Of course there were many other reasons too, many a reflection of our own HUA, not overt action in Japan. Like today, it all depends on one's perspective.

Anyway I give it 5 years to where we see the same thing in China. Today our booming economy (jobless recover) looks good on paper if you are CEO, just buy our parts there cheaper than we can build them here, put on the finishing touch and keep most of the profit in the U.S. It will become increasingly difficult to keep the profitable middleman operations here.

I will be surprised if we do not see a repeat of the experience with Japan, taking down what today are still healthy U.S. industries, that are all too happy to buy increasingly sophisticated parts. At first outsourcing their manufacturing, now outsourcing engineering, and tomorrow outsourcing themselves out of existence. Which industries will they be?

Reply to
Toolbert

Yep, Steel prices are going up and some are implementing surcharges. China is paying a premium for scrap and supply is dwindling so we should start seeing increases on everything made of steel.

Reply to
Tom

what are those guys doing over there? Steel for construction or perhaps are they building large amounts of armored vehicles?

Reply to
mongke

This has already happened. One of the autos is BMW.

Dan

Reply to
Dan Caster

I have noticed that the Chinese are well on their way in doing that. They are going to standards that they own in things as Cell phone transmission so they do not have to pay royalties to foreign companies. I think they are going Linux for PC's.

Dan

Reply to
Dan Caster

Reply to
turnitdown

They're making everything we used to make, and that requires a lot of steel. They're also modernizing like crazy, lots of new buildings, lots of new roads and bridges, the world's best machinery. Etc.

As Ed can probably tell you, they're actually running a trade deficit with the rest of the world. They're spending the surplus they have with us as quick as they can, buying the best of everything that they can (just not from us, because they don't like our prices, our quality, and our byzantine trade policies).

Gary

Reply to
Gary Coffman

The surplus they run is being _saved_, not spent. That's a large part of the current global pathology. The savings is used to buy up American treasury bonds at a ferocious rate. True, this is done by a state actor to keep the RMB cheap, but the analysis holds no matter who does it.
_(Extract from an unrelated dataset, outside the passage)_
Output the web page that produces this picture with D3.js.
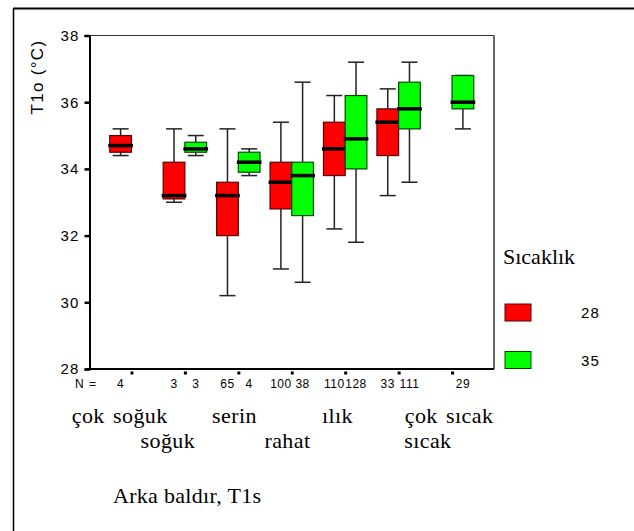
<!DOCTYPE html>
<html>
<head>
<meta charset="utf-8">
<script src="https://cdn.jsdelivr.net/npm/d3@7"></script>
<style>
  html, body { margin: 0; padding: 0; background: #fff; }
  svg { display: block; }
</style>
</head>
<body>
<svg id="chart" width="634" height="531"></svg>
<script>
// ---- data ----
const categories = ["çok soğuk", "soğuk", "serin", "rahat", "ılık", "sıcak", "çok sıcak"];
const groups = ["28", "35"];
// [min, q1, median, q3, max] per category; null = no data
const stats28 = [
  [34.4, 34.5, 34.7, 35.0, 35.2],
  [33.0, 33.1, 33.2, 34.2, 35.2],
  [30.2, 32.0, 33.2, 33.6, 35.2],
  [31.0, 32.8, 33.6, 34.2, 35.4],
  [32.2, 33.8, 34.6, 35.4, 36.2],
  [33.2, 34.4, 35.4, 35.8, 36.4],
  null
];
const stats35 = [
  null,
  [34.4, 34.5, 34.6, 34.8, 35.0],
  [33.8, 33.9, 34.2, 34.5, 34.6],
  [30.6, 32.6, 33.8, 34.2, 36.6],
  [31.8, 34.0, 34.9, 36.2, 37.2],
  [33.6, 35.2, 35.8, 36.6, 37.2],
  [35.2, 35.8, 36.0, 36.8, 36.8]
];
const n28 = [4, 3, 65, 100, 110, 33, null];
const n35 = [null, 3, 4, 38, 128, 111, 29];
const yTicks = [28, 30, 32, 34, 36, 38];
const yTitle = "T1o (°C)";
const xTitle = "Arka baldır, T1s";
const legendTitle = "Sıcaklık";

// ---- layout (styling only) ----
const labelRow = [0, 1, 0, 1, 0, 1, 0];
const labelDx = [-59.7, -44.3, -26.2, -27.3, -23.3, 5.7, -47.3];
const colors = { "28": "#ff0000", "35": "#00ff00" };
const strokes = { "28": "#5a0000", "35": "#004a00" };

const svg = d3.select("#chart");
const plot = { left: 89.5, right: 494, top: 35.5, bottom: 369 };

const x = d3.scalePoint().domain(categories).range([plot.left, plot.right]).padding(0.785);
const sub = d3.scaleBand().domain(groups).range([-21.7, 21.7]).paddingInner(0);
const y = d3.scaleLinear().domain([28, 38]).range([plot.bottom, plot.top]);

// outer frame
svg.append("line").attr("x1", 13.5).attr("x2", 13.5).attr("y1", 8).attr("y2", 531)
  .attr("stroke", "#000").attr("stroke-width", 1.5);
svg.append("line").attr("x1", 13).attr("x2", 634).attr("y1", 8.5).attr("y2", 8.5)
  .attr("stroke", "#000").attr("stroke-width", 2);

// plot frame (top, right)
svg.append("line").attr("x1", plot.left).attr("x2", plot.right).attr("y1", plot.top).attr("y2", plot.top)
  .attr("stroke", "#333").attr("stroke-width", 1.2);
svg.append("line").attr("x1", plot.right).attr("x2", plot.right).attr("y1", plot.top).attr("y2", plot.bottom)
  .attr("stroke", "#333").attr("stroke-width", 1.5);

const sans = "Arial, 'Liberation Sans', sans-serif";
const serif = "'Times New Roman', 'Liberation Serif', serif";

// y axis
const yAxis = d3.axisLeft(y).tickValues(yTicks).tickSize(5).tickPadding(5).tickFormat(d3.format("d"));
const gy = svg.append("g").attr("transform", `translate(${plot.left},0)`).call(yAxis);
gy.select(".domain").attr("stroke", "#000").attr("stroke-width", 2);
gy.selectAll(".tick line").attr("stroke", "#000").attr("stroke-width", 2.5);
gy.selectAll(".tick text").attr("font-family", sans)
  .attr("font-size", 15).attr("letter-spacing", 1.2).attr("fill", "#000");

// x axis
const xAxis = d3.axisBottom(x).tickSize(0).tickFormat("");
const gx = svg.append("g").attr("transform", `translate(0,${plot.bottom})`).call(xAxis);
gx.select(".domain").attr("stroke", "#000").attr("stroke-width", 2)
  .attr("d", `M${plot.left - 3},0H${plot.right}`);
gx.selectAll(".tick").append("rect").attr("x", -1.5).attr("y", 2.5).attr("width", 3).attr("height", 3).attr("fill", "#000");

// boxes
const boxData = [];
categories.forEach((c, i) => {
  [[groups[0], stats28[i], n28[i]], [groups[1], stats35[i], n35[i]]].forEach(([g, s, n]) => {
    if (s) boxData.push({ cat: c, group: g, s: s, n: n });
  });
});

const bw = sub.bandwidth();
const capW = 16;
const boxes = svg.append("g").selectAll("g").data(boxData).join("g")
  .attr("transform", d => `translate(${x(d.cat) + sub(d.group)},0)`);

// whiskers
boxes.append("line").attr("x1", bw / 2).attr("x2", bw / 2)
  .attr("y1", d => y(d.s[0])).attr("y2", d => y(d.s[4]))
  .attr("stroke", "#222").attr("stroke-width", 1.5);
boxes.append("line").attr("x1", bw / 2 - capW / 2).attr("x2", bw / 2 + capW / 2)
  .attr("y1", d => y(d.s[0])).attr("y2", d => y(d.s[0]))
  .attr("stroke", "#222").attr("stroke-width", 1.5);
boxes.append("line").attr("x1", bw / 2 - capW / 2).attr("x2", bw / 2 + capW / 2)
  .attr("y1", d => y(d.s[4])).attr("y2", d => y(d.s[4]))
  .attr("stroke", "#222").attr("stroke-width", 1.5);
// box
boxes.append("rect").attr("x", 0).attr("width", bw)
  .attr("y", d => y(d.s[3])).attr("height", d => y(d.s[1]) - y(d.s[3]))
  .attr("fill", d => colors[d.group]).attr("stroke", d => strokes[d.group]).attr("stroke-width", 1.2);
// median
boxes.append("line").attr("x1", -1.5).attr("x2", bw + 1.5)
  .attr("y1", d => y(d.s[2])).attr("y2", d => y(d.s[2]))
  .attr("stroke", "#000").attr("stroke-width", 3.5);

// N labels
svg.append("text").attr("x", 75).attr("y", 388).attr("font-family", sans).attr("font-size", 12)
  .attr("letter-spacing", 1).text("N =");
svg.append("g").selectAll("text").data(boxData).join("text")
  .attr("x", d => x(d.cat) + sub(d.group) + bw / 2).attr("y", 388)
  .attr("text-anchor", "middle").attr("font-family", sans).attr("font-size", 12)
  .attr("letter-spacing", 0.5).text(d => d.n);

// category labels
svg.append("g").selectAll("text").data(categories).join("text")
  .attr("x", (d, i) => x(d) + labelDx[i])
  .attr("y", (d, i) => labelRow[i] ? 448 : 423)
  .attr("font-family", serif).attr("font-size", 22).attr("letter-spacing", 0.4)
  .attr("word-spacing", 2.5).text(d => d);

// x title
svg.append("text").attr("x", 113).attr("y", 503).attr("font-family", serif).attr("font-size", 22)
  .attr("letter-spacing", 0.3).text(xTitle);

// y title
svg.append("text").attr("transform", "translate(43,77) rotate(-90)").attr("text-anchor", "middle")
  .attr("font-family", sans).attr("font-size", 17).attr("letter-spacing", 1.3).text(yTitle);

// legend
svg.append("text").attr("x", 503).attr("y", 264).attr("font-family", serif).attr("font-size", 22).text(legendTitle);
const leg = svg.append("g").selectAll("g").data(groups).join("g")
  .attr("transform", (d, i) => `translate(505,${304 + i * 47.5})`);
leg.append("rect").attr("width", 26).attr("height", 17)
  .attr("fill", d => colors[d]).attr("stroke", d => strokes[d]).attr("stroke-width", 1);
leg.append("text").attr("x", 76).attr("y", 14).attr("font-family", sans).attr("font-size", 15)
  .attr("letter-spacing", 1.2).text(d => d);
</script>
</body>
</html>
This is the problem with Japan, as well. Lots of savings, that they can not or will not put into productive use at home, so they send it to us to finance our current consumption.

Particularly in the case of China, if these people actually cashed in their all their dollars for goods from us, that's like saying that they want payment in full, they don't want to defer all that consumption for some nebulous _later_ that never seems to come. And if you're CEO of GlobalMegaCorp, looking for a new factory site, you don't want to put it in a country where the people actually want to get _paid_ for all the work they do, do you?
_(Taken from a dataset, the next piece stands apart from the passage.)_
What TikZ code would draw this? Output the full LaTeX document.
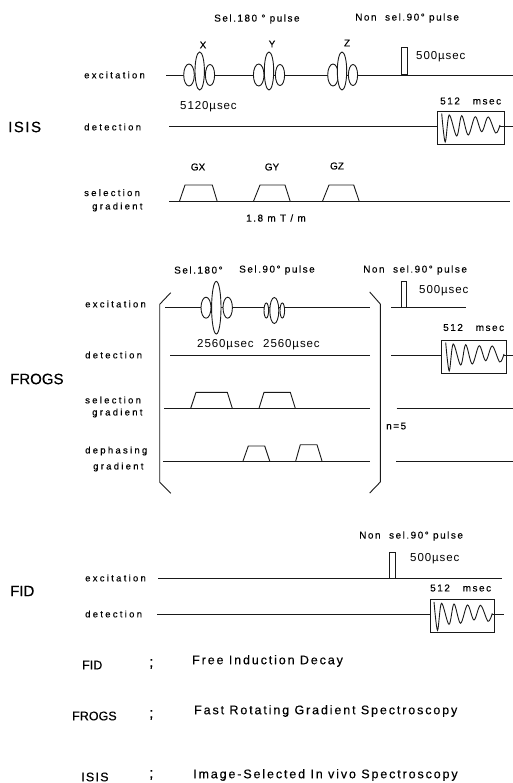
\documentclass[tikz,border=0pt]{standalone}
\usepackage{fontspec}
\setmainfont{Liberation Sans}
\newfontfamily\lsA[LetterSpace=24,FakeBold=0.25]{Liberation Sans}
\newfontfamily\lsB[LetterSpace=15,FakeBold=0.25]{Liberation Sans}
\newfontfamily\lsC[LetterSpace=8]{Liberation Sans}
\newfontfamily\lsD[FakeBold=0.25]{Liberation Sans}
\newfontfamily\lsE[LetterSpace=10,FakeBold=0.3]{Liberation Sans}
\newfontfamily\lsF[FakeBold=0.3]{Liberation Sans}
\newcommand{\fpt}[1]{\fontsize{#1}{#1}\selectfont}
\tikzset{
  sig/.style={line width=0.9pt,black!90},
  puls/.style={line width=0.9pt,black!90,fill=white},
  rowlab/.style={inner sep=0,anchor=west,font=\lsA\fpt{9.5}},
  title/.style={inner sep=0,anchor=west,font=\lsE\fpt{15}},
  head/.style={inner sep=0,anchor=west,font=\lsB\fpt{10}},
  dur/.style={inner sep=0,anchor=west,font=\lsC\fpt{11.5}},
  tiny/.style={inner sep=0,font=\lsD\fpt{10}},
  legend/.style={inner sep=0,anchor=west,font=\lsB\fpt{12.5}},
  legabbr/.style={inner sep=0,anchor=west,font=\lsD\fpt{12.5}},
}
\newcommand{\fidbox}[3]{% x,y of top-left, width
  \begin{scope}[shift={(#1,#2)}]
  \draw[sig] (0,0) rectangle (#3,33.5);
  \draw[sig,smooth,tension=0.55] plot coordinates {(4,2.5)(7.5,31)(11.5,4)(19,25)(24,4.7)(30.5,24)(37.5,5.7)(44,20.7)(50.5,6)(58,22)(62.3,14)};
  \end{scope}}
\begin{document}
\begin{tikzpicture}[x=1pt,y=-1pt]
\useasboundingbox (0,0) rectangle (513,783);
% ===== ISIS =====
\draw[sig] (166,75) -- (513,75);
\draw[sig] (169,126.7) -- (437.7,126.7);
\draw[sig] (500,126.7) -- (513,126.7);
\draw[sig] (169,201.7) -- (510,201.7);
\foreach \a/\b/\c in {189/199.7/210,258.7/269/280,333/342/353}{
  \draw[puls] (\a,75) ellipse [x radius=5.3,y radius=11];
  \draw[puls] (\c,75) ellipse [x radius=4.6,y radius=10.5];
  \draw[puls] (\b,71) ellipse [x radius=4.7,y radius=19];
}
\draw[puls] (401.7,74.5) rectangle (407.3,47);
\fidbox{437.7}{111}{66.3}
\draw[sig] (179.3,201.7) -- (185,185) -- (212.3,185) -- (217.3,201.7);
\draw[sig] (253.3,201.7) -- (260,185) -- (285,185) -- (290.3,201.7);
\draw[sig] (322.3,201.7) -- (329,185) -- (353.7,185) -- (359.3,201.7);
\node[title] (tisis) at (8,127) {ISIS};
\node[rowlab] (a1) at (84,75) {excitation};
\node[rowlab] (a2) at (84,127) {detection};
\node[rowlab] (a3) at (84,192.7) {selection};
\node[rowlab] (a4) at (92,207) {gradient};
\node[head] (a5) at (214,19) {Sel.180 ° pulse};
\node[head] (a6) at (355,18) {Non\ \ sel.90° pulse};
\node[tiny] (a7) at (203,45) {X};
\node[tiny] (a8) at (272,44) {Y};
\node[tiny] (a9) at (347,43) {Z};
\node[tiny] (a10) at (198,167) {GX};
\node[tiny] (a11) at (272,167) {GY};
\node[tiny] (a12) at (337,166) {GZ};
\node[head] (a13) at (246,218) {1.8 m T / m};
\node[dur] (a14) at (180,107) {5120µsec};
\node[dur] (a15) at (416,57) {500µsec};
\node[head] (a16) at (440,101) {512\ \ \ msec};
% ===== FROGS =====
\draw[sig] (165,307.7) -- (370,307.7);
\draw[sig] (391,307.7) -- (465.7,307.7);
\draw[sig] (170,355.3) -- (370,355.3);
\draw[sig] (391,355.3) -- (441.7,355.3);
\draw[sig] (504,355.3) -- (513,355.3);
\draw[sig] (164.3,408.3) -- (370,408.3);
\draw[sig] (396.7,408.3) -- (513,408.3);
\draw[sig] (163.3,461) -- (370,461);
\draw[sig] (396,461) -- (513,461);
\draw[puls] (206,307.7) ellipse [x radius=5,y radius=10.5];
\draw[puls] (227.7,307.7) ellipse [x radius=4.7,y radius=10.5];
\draw[puls] (216.3,307.7) ellipse [x radius=4.7,y radius=26.3];
\draw[puls] (266.3,310.5) ellipse [x radius=2.3,y radius=7.5];
\draw[puls] (282.3,310.5) ellipse [x radius=2.3,y radius=7.5];
\draw[puls] (274.3,310.5) ellipse [x radius=4.5,y radius=13];
\draw[puls] (401.3,307.7) rectangle (406.7,281.3);
\fidbox{441.7}{340}{65}
\draw[sig] (190.7,408.3) -- (196,392.3) -- (227.3,392.3) -- (232.3,408.3);
\draw[sig] (259,408.3) -- (264,392.3) -- (290.3,392.3) -- (295.3,408.3);
\draw[sig] (243,461) -- (248.3,446) -- (264.7,446) -- (269.7,461);
\draw[sig] (295.7,461) -- (300.3,444.7) -- (317,444.7) -- (322,461);
\draw[sig] (170.7,292.7) -- (159.7,304.3) -- (159.7,482.3) -- (170.7,493.3);
\draw[sig] (369.7,292) -- (380.3,304) -- (380.3,482) -- (369.7,493);
\node[title,font=\lsF\fpt{15}] (tfrogs) at (10,379) {FROGS};
\node[rowlab] (b1) at (85,304) {excitation};
\node[rowlab] (b2) at (85,355) {detection};
\node[rowlab] (b3) at (85,400) {selection};
\node[rowlab] (b4) at (92,413) {gradient};
\node[rowlab] (b5) at (85,451) {dephasing};
\node[rowlab] (b6) at (93,467) {gradient};
\node[head] (b7) at (174,270) {Sel.180°};
\node[head] (b8) at (239,270) {Sel.90° pulse};
\node[head] (b9) at (363,270) {Non\ \ sel.90° pulse};
\node[dur] (b10) at (419,291) {500µsec};
\node[head] (b11) at (443,327.5) {512\ \ \ msec};
\node[dur] (b12) at (197,344.5) {2560µsec};
\node[dur] (b13) at (263,344.5) {2560µsec};
\node[head] (b14) at (386,426) {n=5};
% ===== FID =====
\draw[sig] (158,578) -- (502,578);
\draw[sig] (157,614) -- (430,614);
\draw[sig] (492,614) -- (504,614);
\draw[puls] (389.3,578) rectangle (395.3,552.3);
\fidbox{430}{599.3}{64}
\node[title,font=\lsF\fpt{15}] (tfid) at (10,591) {FID};
\node[rowlab] (c1) at (85,578) {excitation};
\node[rowlab] (c2) at (85,614) {detection};
\node[head] (c3) at (359,536) {Non\ \ sel.90° pulse};
\node[dur] (c4) at (410,559) {500µsec};
\node[head] (c5) at (430,588) {512\ \ \ msec};
% ===== Legend =====
\node[legabbr] (d1) at (82,665) {FID};
\node[legabbr] (d2) at (72,716) {FROGS};
\node[legabbr,font=\lsE\fpt{12.5}] (d3) at (81,777) {ISIS};
\node[legabbr,font=\lsD\fpt{15}] (d4) at (149,664) {;};
\node[legabbr,font=\lsD\fpt{15}] (d5) at (149,715) {;};
\node[legabbr,font=\lsD\fpt{15}] (d6) at (149,775) {;};
\node[legend] (d7) at (192,661) {Free Induction Decay};
\node[legend] (d8) at (194,711) {Fast Rotating Gradient Spectroscopy};
\node[legend] (d9) at (193,775) {Image-Selected In vivo Spectroscopy};
\end{tikzpicture}
\end{document}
This, of course, requires a willing partner on the other side of the Pacific, one willing to distort it's economy in exactly the opposite way. That's us.

Same analysis applied to S.Korea, Taiwan, Malsysia, India (You've heard of them recently, right?) and lots of others.

The upshot for this thread is that once you've done this to your economy, and put lots of people to work by doing it, it becomes very difficult to stop. That'd mean throwing lots of people out of work, and they might riot or even (the ultimate disaster) change the government. So I don't think that Chinese _anything_ is going to get markedly more expensive anytime soon.